Repeat everything from the first line of the listing below through the line that contains "const fitRight = [[3.6, 3.620], [4.0, 3.902]];", exactly. Leave out pictures.

══ Input for this task

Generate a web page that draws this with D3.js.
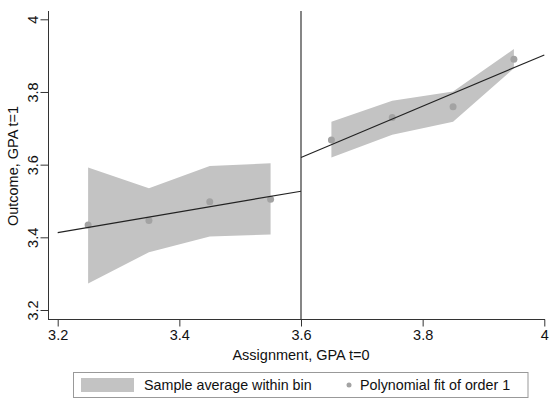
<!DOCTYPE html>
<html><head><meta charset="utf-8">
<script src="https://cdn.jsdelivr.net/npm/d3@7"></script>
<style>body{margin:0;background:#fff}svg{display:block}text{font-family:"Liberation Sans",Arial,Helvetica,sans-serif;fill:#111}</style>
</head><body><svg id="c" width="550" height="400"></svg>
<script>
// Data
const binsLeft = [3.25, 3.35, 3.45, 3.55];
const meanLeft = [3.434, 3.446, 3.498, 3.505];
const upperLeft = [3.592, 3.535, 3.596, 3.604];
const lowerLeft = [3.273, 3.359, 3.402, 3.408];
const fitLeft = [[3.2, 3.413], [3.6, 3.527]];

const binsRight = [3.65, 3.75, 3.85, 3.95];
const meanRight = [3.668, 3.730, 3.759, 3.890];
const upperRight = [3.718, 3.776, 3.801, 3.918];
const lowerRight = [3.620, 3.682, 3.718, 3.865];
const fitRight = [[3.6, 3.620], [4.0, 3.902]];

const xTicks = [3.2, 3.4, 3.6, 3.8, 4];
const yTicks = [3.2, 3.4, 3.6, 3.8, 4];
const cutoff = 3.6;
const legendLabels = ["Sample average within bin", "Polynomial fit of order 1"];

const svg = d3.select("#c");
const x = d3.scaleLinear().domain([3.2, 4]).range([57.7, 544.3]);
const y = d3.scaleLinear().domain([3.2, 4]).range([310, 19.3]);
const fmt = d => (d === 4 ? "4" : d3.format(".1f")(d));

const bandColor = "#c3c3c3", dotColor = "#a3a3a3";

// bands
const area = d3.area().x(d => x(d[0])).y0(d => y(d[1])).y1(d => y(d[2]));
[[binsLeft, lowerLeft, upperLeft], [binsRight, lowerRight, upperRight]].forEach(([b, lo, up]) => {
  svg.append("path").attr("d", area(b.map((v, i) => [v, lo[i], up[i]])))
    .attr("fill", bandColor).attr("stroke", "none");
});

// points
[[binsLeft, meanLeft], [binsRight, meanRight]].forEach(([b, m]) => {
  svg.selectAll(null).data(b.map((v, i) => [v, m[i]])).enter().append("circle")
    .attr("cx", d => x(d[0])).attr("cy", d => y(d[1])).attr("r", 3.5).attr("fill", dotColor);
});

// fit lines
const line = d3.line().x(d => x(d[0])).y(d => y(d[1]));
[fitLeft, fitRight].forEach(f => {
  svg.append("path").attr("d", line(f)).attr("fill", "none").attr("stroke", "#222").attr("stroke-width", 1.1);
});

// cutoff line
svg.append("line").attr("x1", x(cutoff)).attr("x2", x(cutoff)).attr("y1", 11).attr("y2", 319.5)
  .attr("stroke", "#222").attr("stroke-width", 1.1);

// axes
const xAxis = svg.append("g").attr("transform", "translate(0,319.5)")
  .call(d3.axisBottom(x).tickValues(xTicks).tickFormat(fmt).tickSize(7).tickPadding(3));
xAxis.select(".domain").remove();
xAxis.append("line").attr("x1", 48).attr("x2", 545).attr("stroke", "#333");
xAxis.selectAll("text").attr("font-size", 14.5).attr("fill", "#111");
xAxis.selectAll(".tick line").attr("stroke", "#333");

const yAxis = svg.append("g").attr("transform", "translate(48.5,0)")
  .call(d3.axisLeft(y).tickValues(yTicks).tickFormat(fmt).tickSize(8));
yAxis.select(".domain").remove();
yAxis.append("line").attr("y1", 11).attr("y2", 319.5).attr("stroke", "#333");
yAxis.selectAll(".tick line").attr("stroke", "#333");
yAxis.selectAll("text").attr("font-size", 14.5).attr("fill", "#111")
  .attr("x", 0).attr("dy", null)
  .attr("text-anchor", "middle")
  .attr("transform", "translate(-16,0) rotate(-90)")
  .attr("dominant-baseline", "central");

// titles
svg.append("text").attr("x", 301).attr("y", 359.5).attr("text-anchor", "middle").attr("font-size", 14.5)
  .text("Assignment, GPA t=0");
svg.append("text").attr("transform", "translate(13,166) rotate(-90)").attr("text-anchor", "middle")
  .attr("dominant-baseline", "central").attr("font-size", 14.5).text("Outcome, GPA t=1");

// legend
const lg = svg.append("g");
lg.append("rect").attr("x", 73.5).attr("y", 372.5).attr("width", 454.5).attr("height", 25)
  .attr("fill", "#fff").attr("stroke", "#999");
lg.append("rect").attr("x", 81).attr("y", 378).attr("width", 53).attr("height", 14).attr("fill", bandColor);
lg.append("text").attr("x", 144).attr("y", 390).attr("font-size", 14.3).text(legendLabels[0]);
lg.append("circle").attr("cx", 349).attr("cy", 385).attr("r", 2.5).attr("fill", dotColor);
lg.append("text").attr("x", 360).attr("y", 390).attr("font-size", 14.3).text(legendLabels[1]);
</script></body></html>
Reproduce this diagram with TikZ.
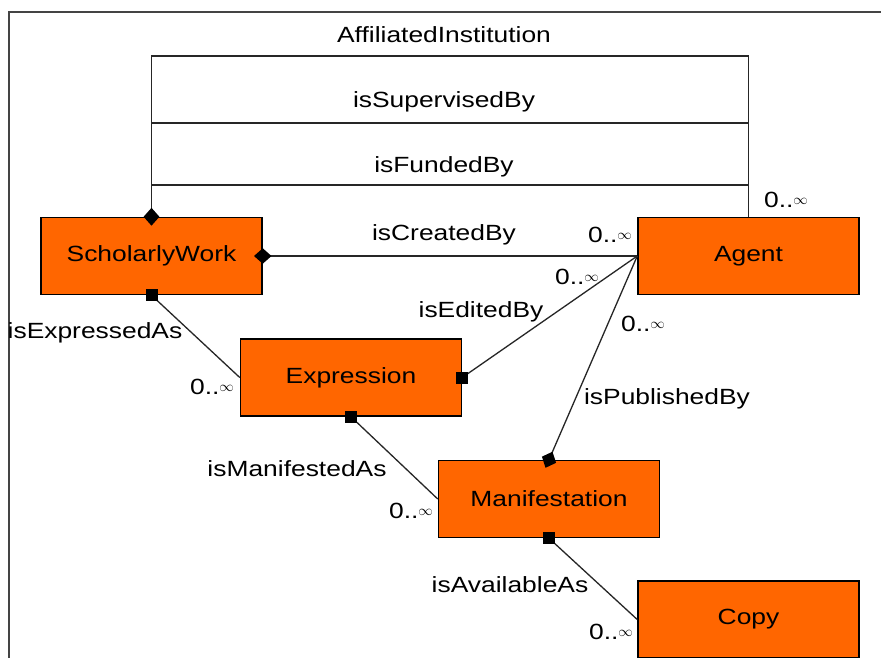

════

Response to the exercise:
Generate a web page that draws this with D3.js.
<!DOCTYPE html>
<html><head><meta charset="utf-8">
<script src="https://cdn.jsdelivr.net/npm/d3@7"></script>
<style>body{margin:0;background:#fff}svg{display:block}text{font-family:"Liberation Sans",Arial,Helvetica,sans-serif;fill:#111}</style>
</head><body><svg id="c" width="550" height="400"></svg>
<script>
// Data
const binsLeft = [3.25, 3.35, 3.45, 3.55];
const meanLeft = [3.434, 3.446, 3.498, 3.505];
const upperLeft = [3.592, 3.535, 3.596, 3.604];
const lowerLeft = [3.273, 3.359, 3.402, 3.408];
const fitLeft = [[3.2, 3.413], [3.6, 3.527]];

const binsRight = [3.65, 3.75, 3.85, 3.95];
const meanRight = [3.668, 3.730, 3.759, 3.890];
const upperRight = [3.718, 3.776, 3.801, 3.918];
const lowerRight = [3.620, 3.682, 3.718, 3.865];
const fitRight = [[3.6, 3.620], [4.0, 3.902]];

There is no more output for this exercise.